§ **The exercise**:
The material below should be written out in full and exactly; pictures stay out of the copy.

───── Supplied records

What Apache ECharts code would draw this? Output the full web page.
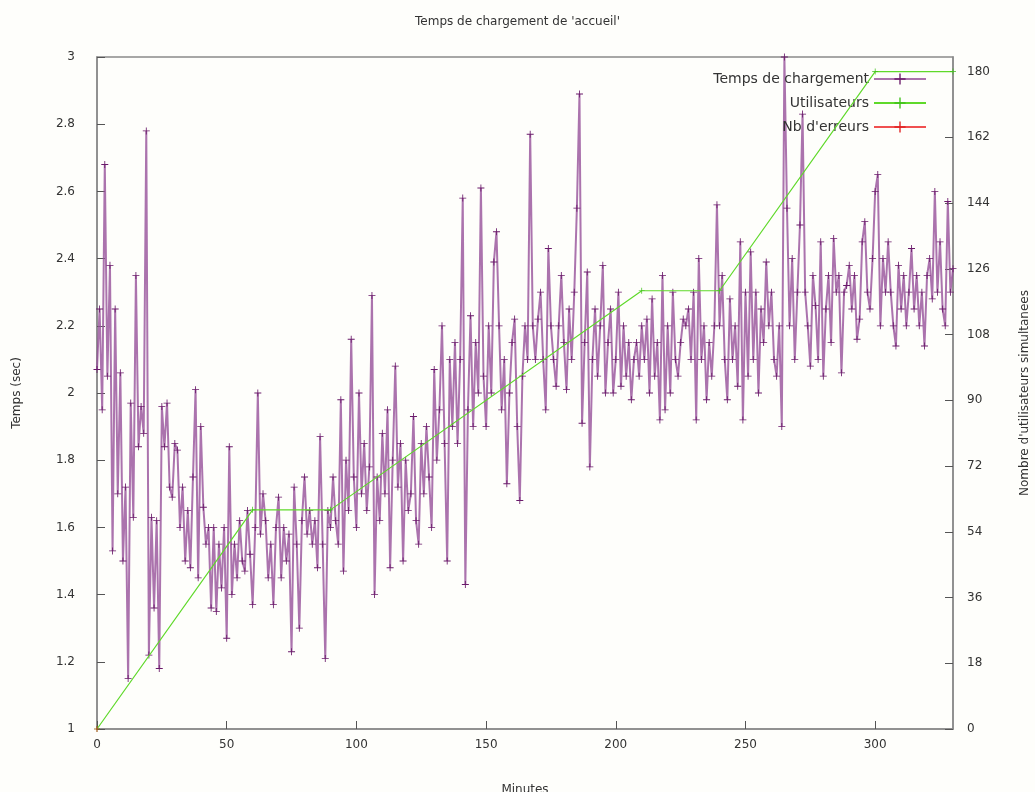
<!DOCTYPE html>
<html>
<head>
<meta charset="utf-8">
<script src="https://cdn.jsdelivr.net/npm/echarts@6/dist/echarts.min.js"></script>
<style>
html,body{margin:0;padding:0;background:#fefefb;}
#chart{width:1035px;height:792px;}
</style>
</head>
<body>
<div id="chart"></div>
<script>
// Load time (sec), one value per minute 0..330
const loadTimes = [
2.07,2.25,1.95,2.68,2.05,2.38,1.53,2.25,1.70,2.06,
1.50,1.72,1.15,1.97,1.63,2.35,1.84,1.96,1.88,2.78,
1.22,1.63,1.36,1.62,1.18,1.96,1.84,1.97,1.72,1.69,
1.85,1.83,1.60,1.72,1.50,1.65,1.48,1.75,2.01,1.45,
1.90,1.66,1.55,1.60,1.36,1.60,1.35,1.55,1.42,1.60,
1.27,1.84,1.40,1.55,1.45,1.62,1.50,1.47,1.65,1.52,
1.37,1.60,2.00,1.58,1.70,1.62,1.45,1.55,1.37,1.60,
1.69,1.45,1.60,1.50,1.58,1.23,1.72,1.55,1.30,1.62,
1.75,1.58,1.65,1.55,1.62,1.48,1.87,1.55,1.21,1.65,
1.60,1.75,1.62,1.55,1.98,1.47,1.80,1.65,2.16,1.75,
1.60,2.00,1.70,1.85,1.65,1.78,2.29,1.40,1.75,1.62,
1.88,1.70,1.95,1.48,1.80,2.08,1.72,1.85,1.50,1.80,
1.65,1.70,1.93,1.62,1.55,1.85,1.70,1.90,1.75,1.60,
2.07,1.80,1.95,2.20,1.85,1.50,2.10,1.90,2.15,1.85,
2.10,2.58,1.43,1.95,2.23,1.90,2.15,2.00,2.61,2.05,
1.90,2.20,2.00,2.39,2.48,2.20,1.95,2.10,1.73,2.00,
2.15,2.22,1.90,1.68,2.05,2.20,2.10,2.77,2.20,2.10,
2.22,2.30,2.10,1.95,2.43,2.20,2.10,2.02,2.20,2.35,
2.15,2.01,2.25,2.10,2.30,2.55,2.89,1.91,2.15,2.36,
1.78,2.10,2.25,2.05,2.20,2.38,2.00,2.15,2.25,2.00,
2.10,2.30,2.02,2.20,2.05,2.15,1.98,2.10,2.15,2.05,
2.20,2.10,2.22,2.00,2.28,2.05,2.15,1.92,2.35,1.95,
2.20,2.00,2.30,2.10,2.05,2.15,2.22,2.20,2.25,2.10,
2.30,1.92,2.40,2.10,2.20,1.98,2.15,2.05,2.20,2.56,
2.20,2.35,2.10,1.98,2.28,2.10,2.20,2.02,2.45,1.92,
2.30,2.05,2.42,2.10,2.30,2.00,2.25,2.15,2.39,2.20,
2.30,2.10,2.05,2.20,1.90,3.00,2.55,2.20,2.40,2.10,
2.30,2.50,2.83,2.30,2.20,2.08,2.35,2.26,2.10,2.45,
2.05,2.25,2.35,2.15,2.46,2.30,2.35,2.06,2.30,2.32,
2.38,2.25,2.35,2.16,2.22,2.45,2.51,2.30,2.25,2.40,
2.60,2.65,2.20,2.40,2.30,2.45,2.30,2.20,2.14,2.38,
2.25,2.35,2.20,2.30,2.43,2.25,2.35,2.20,2.30,2.14,
2.35,2.40,2.28,2.60,2.30,2.45,2.25,2.20,2.57,2.30,
2.37
];
const userMinutes = [0, 60, 90, 210, 240, 300, 330];
const userCounts  = [0, 60, 60, 120, 120, 180, 180];
const errorMinutes = [0];
const errorCounts  = [0];
const xTickInterval = 50;

const timeData = loadTimes.map((v, i) => [i, v]);
const userData = userMinutes.map((m, i) => [m, userCounts[i]]);
const errorData = errorMinutes.map((m, i) => [m, errorCounts[i]]);

const plus = 'path://M0,4.4H10V5.6H0ZM4.4,0H5.6V10H4.4Z';
const font = 'DejaVu Sans';
const txt = '#333';

const chart = echarts.init(document.getElementById('chart'), null, {renderer: 'canvas'});
chart.setOption({
  backgroundColor: '#fefefb',
  animation: false,
  title: {
    text: "Temps de chargement de 'accueil'",
    left: 'center', top: 11,
    textStyle: {fontFamily: font, fontSize: 12, fontWeight: 'normal', color: txt}
  },
  legend: {
    orient: 'vertical', right: 103, top: 67, align: 'right',
    itemWidth: 52, itemHeight: 14, itemGap: 10,
    textStyle: {fontFamily: font, fontSize: 14, color: txt},
    data: ['Temps de chargement', 'Utilisateurs', "Nb d'erreurs"]
  },
  grid: {
    left: 97, right: 82, top: 57, bottom: 63,
    outerBoundsMode: 'none', containLabel: false,
    show: true, borderColor: '#8a8a8a', borderWidth: 1.5, backgroundColor: 'transparent'
  },
  xAxis: {
    type: 'value', min: 0, max: 330, interval: xTickInterval,
    name: 'Minutes', nameLocation: 'middle', nameGap: 55,
    nameTextStyle: {fontFamily: font, fontSize: 12, color: txt},
    axisLine: {lineStyle: {color: '#8a8a8a', width: 1.5}},
    axisTick: {inside: true, length: 8, lineStyle: {color: '#555'}},
    axisLabel: {fontFamily: font, fontSize: 12, color: txt, margin: 10, showMaxLabel: false},
    splitLine: {show: false}
  },
  yAxis: [{
    type: 'value', min: 1, max: 3, interval: 0.2,
    name: 'Temps (sec)', nameLocation: 'middle', nameGap: 74, nameRotate: 90,
    nameTextStyle: {fontFamily: font, fontSize: 12, color: txt},
    axisLine: {show: true, lineStyle: {color: '#8a8a8a', width: 1.5}},
    axisTick: {show: true, inside: true, length: 8, lineStyle: {color: '#555'}},
    axisLabel: {fontFamily: font, fontSize: 12, color: txt, margin: 22,
      formatter: v => String(Math.round(v * 10) / 10)},
    splitLine: {show: false}
  }, {
    type: 'value', min: 0, max: 184, interval: 18, position: 'right',
    name: "Nombre d'utilisateurs simultanees", nameLocation: 'middle', nameGap: 66, nameRotate: 90,
    nameTextStyle: {fontFamily: font, fontSize: 12, color: txt},
    axisLine: {show: true, lineStyle: {color: '#8a8a8a', width: 1.5}},
    axisTick: {show: true, inside: true, length: 8, lineStyle: {color: '#555'}},
    axisLabel: {fontFamily: font, fontSize: 12, color: txt, margin: 14, showMaxLabel: false},
    splitLine: {show: false}
  }],
  series: [{
    name: 'Temps de chargement', type: 'line', yAxisIndex: 0,
    data: timeData,
    symbol: plus, symbolSize: 7, showSymbol: true,
    lineStyle: {color: '#96509a', width: 2, opacity: 0.8},
    itemStyle: {color: '#6a1a6a'},
    z: 3
  }, {
    name: 'Utilisateurs', type: 'line', yAxisIndex: 1,
    data: userData,
    symbol: plus, symbolSize: 6,
    lineStyle: {color: '#5fd92a', width: 1.2},
    itemStyle: {color: '#3fc01a'},
    z: 4
  }, {
    name: "Nb d'erreurs", type: 'line', yAxisIndex: 1,
    data: errorData,
    symbol: plus, symbolSize: 6,
    lineStyle: {color: '#f05050', width: 1.2},
    itemStyle: {color: '#e02020'},
    z: 5
  }]
});
</script>
</body>
</html>
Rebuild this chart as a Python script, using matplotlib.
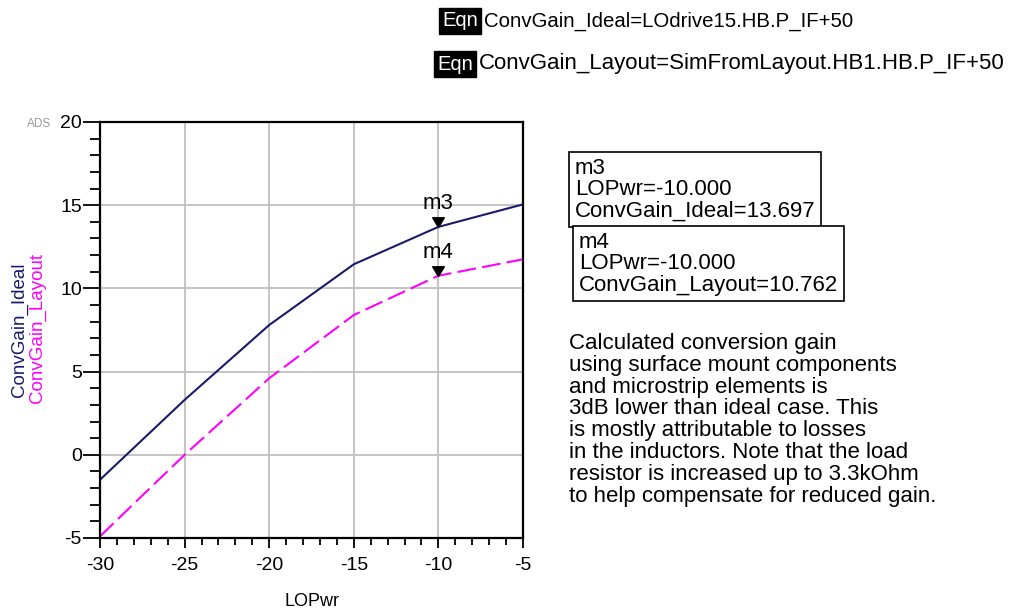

──────────

§ **Full solution**:
What Apache ECharts code would draw this? Output the full web page.
<!DOCTYPE html>
<html>
<head>
<meta charset="utf-8">
<script src="https://cdn.jsdelivr.net/npm/echarts@6/dist/echarts.min.js"></script>
<style>
html,body{margin:0;padding:0;background:#fefefb;}
#chart{width:1035px;height:792px;}
</style>
</head>
<body>
<div id="chart"></div>
<script>
// Load time (sec), one value per minute 0..330
const loadTimes = [
2.07,2.25,1.95,2.68,2.05,2.38,1.53,2.25,1.70,2.06,
1.50,1.72,1.15,1.97,1.63,2.35,1.84,1.96,1.88,2.78,
1.22,1.63,1.36,1.62,1.18,1.96,1.84,1.97,1.72,1.69,
1.85,1.83,1.60,1.72,1.50,1.65,1.48,1.75,2.01,1.45,
1.90,1.66,1.55,1.60,1.36,1.60,1.35,1.55,1.42,1.60,
1.27,1.84,1.40,1.55,1.45,1.62,1.50,1.47,1.65,1.52,
1.37,1.60,2.00,1.58,1.70,1.62,1.45,1.55,1.37,1.60,
1.69,1.45,1.60,1.50,1.58,1.23,1.72,1.55,1.30,1.62,
1.75,1.58,1.65,1.55,1.62,1.48,1.87,1.55,1.21,1.65,
1.60,1.75,1.62,1.55,1.98,1.47,1.80,1.65,2.16,1.75,
1.60,2.00,1.70,1.85,1.65,1.78,2.29,1.40,1.75,1.62,
1.88,1.70,1.95,1.48,1.80,2.08,1.72,1.85,1.50,1.80,
1.65,1.70,1.93,1.62,1.55,1.85,1.70,1.90,1.75,1.60,
2.07,1.80,1.95,2.20,1.85,1.50,2.10,1.90,2.15,1.85,
2.10,2.58,1.43,1.95,2.23,1.90,2.15,2.00,2.61,2.05,
1.90,2.20,2.00,2.39,2.48,2.20,1.95,2.10,1.73,2.00,
2.15,2.22,1.90,1.68,2.05,2.20,2.10,2.77,2.20,2.10,
2.22,2.30,2.10,1.95,2.43,2.20,2.10,2.02,2.20,2.35,
2.15,2.01,2.25,2.10,2.30,2.55,2.89,1.91,2.15,2.36,
1.78,2.10,2.25,2.05,2.20,2.38,2.00,2.15,2.25,2.00,
2.10,2.30,2.02,2.20,2.05,2.15,1.98,2.10,2.15,2.05,
2.20,2.10,2.22,2.00,2.28,2.05,2.15,1.92,2.35,1.95,
2.20,2.00,2.30,2.10,2.05,2.15,2.22,2.20,2.25,2.10,
2.30,1.92,2.40,2.10,2.20,1.98,2.15,2.05,2.20,2.56,
2.20,2.35,2.10,1.98,2.28,2.10,2.20,2.02,2.45,1.92,
2.30,2.05,2.42,2.10,2.30,2.00,2.25,2.15,2.39,2.20,
2.30,2.10,2.05,2.20,1.90,3.00,2.55,2.20,2.40,2.10,
2.30,2.50,2.83,2.30,2.20,2.08,2.35,2.26,2.10,2.45,
2.05,2.25,2.35,2.15,2.46,2.30,2.35,2.06,2.30,2.32,
2.38,2.25,2.35,2.16,2.22,2.45,2.51,2.30,2.25,2.40,
2.60,2.65,2.20,2.40,2.30,2.45,2.30,2.20,2.14,2.38,
2.25,2.35,2.20,2.30,2.43,2.25,2.35,2.20,2.30,2.14,
2.35,2.40,2.28,2.60,2.30,2.45,2.25,2.20,2.57,2.30,
2.37
];
const userMinutes = [0, 60, 90, 210, 240, 300, 330];
const userCounts  = [0, 60, 60, 120, 120, 180, 180];
const errorMinutes = [0];
const errorCounts  = [0];
const xTickInterval = 50;

const timeData = loadTimes.map((v, i) => [i, v]);
const userData = userMinutes.map((m, i) => [m, userCounts[i]]);
const errorData = errorMinutes.map((m, i) => [m, errorCounts[i]]);

const plus = 'path://M0,4.4H10V5.6H0ZM4.4,0H5.6V10H4.4Z';
const font = 'DejaVu Sans';
const txt = '#333';

const chart = echarts.init(document.getElementById('chart'), null, {renderer: 'canvas'});
chart.setOption({
  backgroundColor: '#fefefb',
  animation: false,
  title: {
    text: "Temps de chargement de 'accueil'",
    left: 'center', top: 11,
    textStyle: {fontFamily: font, fontSize: 12, fontWeight: 'normal', color: txt}
  },
  legend: {
    orient: 'vertical', right: 103, top: 67, align: 'right',
    itemWidth: 52, itemHeight: 14, itemGap: 10,
    textStyle: {fontFamily: font, fontSize: 14, color: txt},
    data: ['Temps de chargement', 'Utilisateurs', "Nb d'erreurs"]
  },
  grid: {
    left: 97, right: 82, top: 57, bottom: 63,
    outerBoundsMode: 'none', containLabel: false,
    show: true, borderColor: '#8a8a8a', borderWidth: 1.5, backgroundColor: 'transparent'
  },
  xAxis: {
    type: 'value', min: 0, max: 330, interval: xTickInterval,
    name: 'Minutes', nameLocation: 'middle', nameGap: 55,
    nameTextStyle: {fontFamily: font, fontSize: 12, color: txt},
    axisLine: {lineStyle: {color: '#8a8a8a', width: 1.5}},
    axisTick: {inside: true, length: 8, lineStyle: {color: '#555'}},
    axisLabel: {fontFamily: font, fontSize: 12, color: txt, margin: 10, showMaxLabel: false},
    splitLine: {show: false}
  },
  yAxis: [{
    type: 'value', min: 1, max: 3, interval: 0.2,
    name: 'Temps (sec)', nameLocation: 'middle', nameGap: 74, nameRotate: 90,
    nameTextStyle: {fontFamily: font, fontSize: 12, color: txt},
    axisLine: {show: true, lineStyle: {color: '#8a8a8a', width: 1.5}},
    axisTick: {show: true, inside: true, length: 8, lineStyle: {color: '#555'}},
    axisLabel: {fontFamily: font, fontSize: 12, color: txt, margin: 22,
      formatter: v => String(Math.round(v * 10) / 10)},
    splitLine: {show: false}
  }, {
    type: 'value', min: 0, max: 184, interval: 18, position: 'right',
    name: "Nombre d'utilisateurs simultanees", nameLocation: 'middle', nameGap: 66, nameRotate: 90,
    nameTextStyle: {fontFamily: font, fontSize: 12, color: txt},
    axisLine: {show: true, lineStyle: {color: '#8a8a8a', width: 1.5}},
    axisTick: {show: true, inside: true, length: 8, lineStyle: {color: '#555'}},
    axisLabel: {fontFamily: font, fontSize: 12, color: txt, margin: 14, showMaxLabel: false},
    splitLine: {show: false}
  }],
  series: [{
    name: 'Temps de chargement', type: 'line', yAxisIndex: 0,
    data: timeData,
    symbol: plus, symbolSize: 7, showSymbol: true,
    lineStyle: {color: '#96509a', width: 2, opacity: 0.8},
    itemStyle: {color: '#6a1a6a'},
    z: 3
  }, {
    name: 'Utilisateurs', type: 'line', yAxisIndex: 1,
    data: userData,
    symbol: plus, symbolSize: 6,
    lineStyle: {color: '#5fd92a', width: 1.2},
    itemStyle: {color: '#3fc01a'},
    z: 4
  }, {
    name: "Nb d'erreurs", type: 'line', yAxisIndex: 1,
    data: errorData,
    symbol: plus, symbolSize: 6,
    lineStyle: {color: '#f05050', width: 1.2},
    itemStyle: {color: '#e02020'},
    z: 5
  }]
});
</script>
</body>
</html>
Rebuild this chart as a Python script, using matplotlib.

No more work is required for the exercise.